DHA
Muğla Sıtkı Koçman Üniversitesi İktisadi ve İdari Bilimler Fakültesi İktisat Bölümü öğrencisi Pınar Gültekin, 16 Temmuz günü kayboldu. 5 gün sonra yapılan soruşturmanın ardından Pınar'ın eski sevgilisi Cemal Metin Avcı, çıkan kavgada genç kızı boğarak öldürdüğünü, cesedini bağ evindeki varile koyup yaktığını, üzerine de beton döktüğünü itiraf etti. Avcı'nın gösterdiği yerde bulunan varilde, Pınar'ın kısmen yanmış cesedine ulaşıldı. Pınar, memleketi Bitlis'in Hizan ilçesinde toprağa verildi. Adliyeye sevk edilen Cemal Metin Avcı, çıkarıldığı mahkemece 'canavarca hisle ve eziyet çektirerek adam öldürmek' suçundan tutuklandı. Avcı'nın kardeşi Mertcan Avcı'nın telefon sinyallerinden, ağabeyiyle aynı zamanda bağ evinde olduğunu tespit edildi. Gözaltına alınan Mertcan Avcı da sevk edildiği adliyede çıkarıldığı mahkemece tutuklandı. Geçen 15 Şubat'taki duruşmada, Mertcan Avcı, imza atma yükümlülüğü ve yurt dışı çıkış yasağıyla birlikte tahliye edildi.

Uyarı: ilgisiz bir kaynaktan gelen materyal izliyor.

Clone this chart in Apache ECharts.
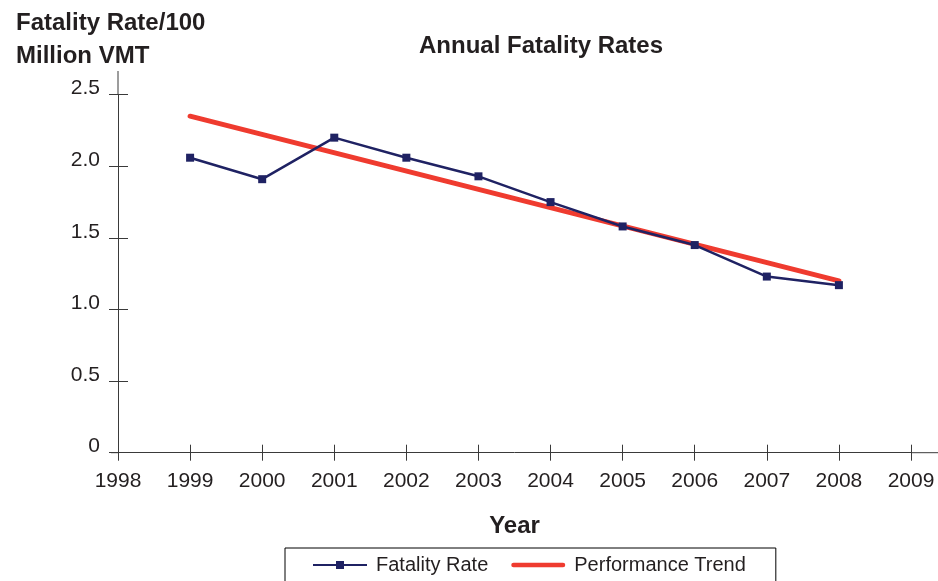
<!DOCTYPE html>
<html>
<head>
<meta charset="utf-8">
<script src="https://cdn.jsdelivr.net/npm/echarts@6/dist/echarts.min.js"></script>
<style>
  html, body { margin: 0; padding: 0; background: #fff; }
  #main { width: 938px; height: 581px; }
</style>
</head>
<body>
<div id="main"></div>
<script>
// chart data
var years = [1999, 2000, 2001, 2002, 2003, 2004, 2005, 2006, 2007, 2008];
var fatalityRate = [2.06, 1.91, 2.20, 2.06, 1.93, 1.75, 1.58, 1.45, 1.23, 1.17];
var trendYears = [1999, 2008];
var trendValues = [2.35, 1.20];
var yTicks = [0, 0.5, 1.0, 1.5, 2.0, 2.5];

var myChart = echarts.init(document.getElementById("main"));
var font = "'Liberation Sans', Arial, sans-serif";

var rateData = years.map(function (y, i) { return [y, fatalityRate[i]]; });
var trendData = trendYears.map(function (y, i) { return [y, trendValues[i]]; });

var axisColor = "#3a3a3a";
var labelColor = "#231f20";
var blue = "#1f2263";
var red = "#ef3b2f";

var option = {
  animation: false,
  title: {
    text: "Annual Fatality Rates",
    left: 536,
    textAlign: "center",
    top: 29,
    textStyle: { fontFamily: font, fontSize: 24, fontWeight: "bold", color: labelColor }
  },
  legend: {
    left: 285,
    top: 548,
    padding: [7, 30, 12, 27],
    borderColor: "#000",
    borderWidth: 1,
    itemWidth: 54,
    itemHeight: 10,
    itemGap: 23,
    textStyle: { fontFamily: font, fontSize: 20, color: labelColor, padding: [0, 0, 0, 4] },
    data: [
      { name: "Fatality Rate" },
      { name: "Performance Trend", icon: "path://M2.5,0 L57.5,0 A2.5,2.5 0 0 1 57.5,5 L2.5,5 A2.5,2.5 0 0 1 2.5,0 Z", itemStyle: { color: red } }
    ]
  },
  grid: { left: 118, right: 27, top: 94.7, bottom: 128.3 },
  xAxis: [
    {
      type: "value",
      min: 1998,
      max: 2009,
      interval: 1,
      name: "Year",
      nameLocation: "middle",
      nameGap: 62,
      nameTextStyle: { fontFamily: font, fontSize: 24, fontWeight: "bold", color: labelColor },
      splitLine: { show: false },
      axisLine: { show: true, lineStyle: { color: axisColor, width: 1 } },
      axisTick: { show: true, inside: false, length: 8, lineStyle: { color: axisColor } },
      axisLabel: {
        fontFamily: font, fontSize: 21, color: labelColor, margin: 18,
        formatter: function (v) { return String(v); }
      }
    },
    {
      type: "value",
      min: 1998,
      max: 2009,
      interval: 1,
      position: "bottom",
      splitLine: { show: false },
      axisLine: { show: false },
      axisTick: { show: true, inside: true, length: 8, lineStyle: { color: axisColor } },
      axisLabel: { show: false }
    }
  ],
  yAxis: [
    {
      type: "value",
      min: 0,
      max: 2.5,
      interval: 0.5,
      name: "Fatality Rate/100\nMillion VMT",
      nameLocation: "end",
      nameTextStyle: {
        fontFamily: font, fontSize: 24, fontWeight: "bold", color: labelColor,
        align: "left", lineHeight: 33, padding: [0, 0, 5, -102]
      },
      nameGap: 12,
      splitLine: { show: false },
      axisLine: { show: true, lineStyle: { color: axisColor, width: 1 } },
      axisTick: { show: true, inside: false, length: 9, lineStyle: { color: axisColor } },
      axisLabel: {
        fontFamily: font, fontSize: 21, color: labelColor, margin: 18,
        verticalAlign: "bottom", lineHeight: 12,
        formatter: function (v) {
          var idx = yTicks.indexOf(v);
          return v === 0 ? "0" : yTicks[idx].toFixed(1);
        }
      }
    },
    {
      type: "value",
      min: 0,
      max: 2.5,
      interval: 0.5,
      position: "left",
      splitLine: { show: false },
      axisLine: { show: false },
      axisTick: { show: true, inside: true, length: 10, lineStyle: { color: axisColor } },
      axisLabel: { show: false }
    }
  ],
  graphic: [
    // axis lines run a little past the last ticks
    { type: "line", shape: { x1: 118, y1: 71, x2: 118, y2: 95 }, style: { stroke: axisColor, lineWidth: 1 } },
    { type: "line", shape: { x1: 111, y1: 452.7, x2: 118, y2: 452.7 }, style: { stroke: axisColor, lineWidth: 1 } },
    { type: "line", shape: { x1: 911, y1: 452.7, x2: 938, y2: 452.7 }, style: { stroke: axisColor, lineWidth: 1 } }
  ],
  series: [
    {
      name: "Performance Trend",
      type: "line",
      data: trendData,
      showSymbol: false,
      symbol: "none",
      z: 2,
      lineStyle: { color: red, width: 5, cap: "round" },
      itemStyle: { color: red }
    },
    {
      name: "Fatality Rate",
      type: "line",
      data: rateData,
      symbol: "rect",
      symbolSize: 8,
      z: 3,
      lineStyle: { color: blue, width: 2.5 },
      itemStyle: { color: blue }
    }
  ]
};
myChart.setOption(option);
</script>
</body>
</html>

Hunharca cinayete kurban giden Pınar Gültekin'in ailesi avukatları Dr. Avukat Rezan Epözdemir aracılığıyla sanık Cemal Metin Avcı'nın annesi Ayten A., babası Selim A. ve Şükrü Gökhan O'.nun suç delillerini yok etme, gizleme ve değiştirme suçunu işlediğini belirterek şikayetçi oldu.
Pınar Gültekin cinayetini soruşturan Muğla Cumhuriyet Savcılığı şüpheliler hakkında 2 Ekim'de ek kovuşturmaya yer olmadığına dair karar verdi. Avukat Epözdemir ise karara itiraz etmişti. İtirazı değerlendiren Muğla Sulh Ceza Hakimliği de itirazın kesin olarak reddine karar verdi. Avukat Epözdemir, Muğla Sulh Ceza Hakimliği'nin verdiği kesin kararın Adalet Bakanlığı'nca kanun yarına bozulması istemiyle Yargıtay Cumhuriyet Başsavcılığı'na başvurdu. Yargıtay Cumhuriyet Başsavcılığı, kararı bozarak 3 şüpheli hakkında iddianame düzenlenmesine karar verdi.
Kararda, İzmir Adli Tıp Grup Başkanlığı'nca düzenlenen 18 Ağustos 2020 tarihli raporda, olay yerinde bulunan bir varil içerisinden ele geçirilen sigara izmaritlerinin şüpheliler Şükrü Gökhan ve Ayten A.'nın DNA profiliyle uyumlu olduğunun tespit edildiği kaydedildi.
Kararda, şüphelilerin, dosyadaki mevcut tespit ve deliller ışığında, kasten öldürme olayından sonraki bir zaman diliminde olay mahalline gittikleri yönünde kuşku bulunmayan ve orada bulunma sebeplerini izah noktasında çelişkiye düştüğü, haklarında 5271 sayılı CMK'nın 170/2. maddesi uyarınca iddianame düzenlenebilmesi için yeterli şüphe bulunduğu, şüphelilere yüklenen suçun işlenip işlenmediğinin, lehine ve aleyhine toplanacak tüm kanıtların mahkemece, birlikte tartışılıp değerlendirilmesi sonucu belirlenmesi gerektiği anlaşılmakla, kovuşturmaya yer olmadığına dair ek karara yönelik itirazın bu yönden kabulü yerine yazılı şekilde reddine karar verildiğine yer verildi.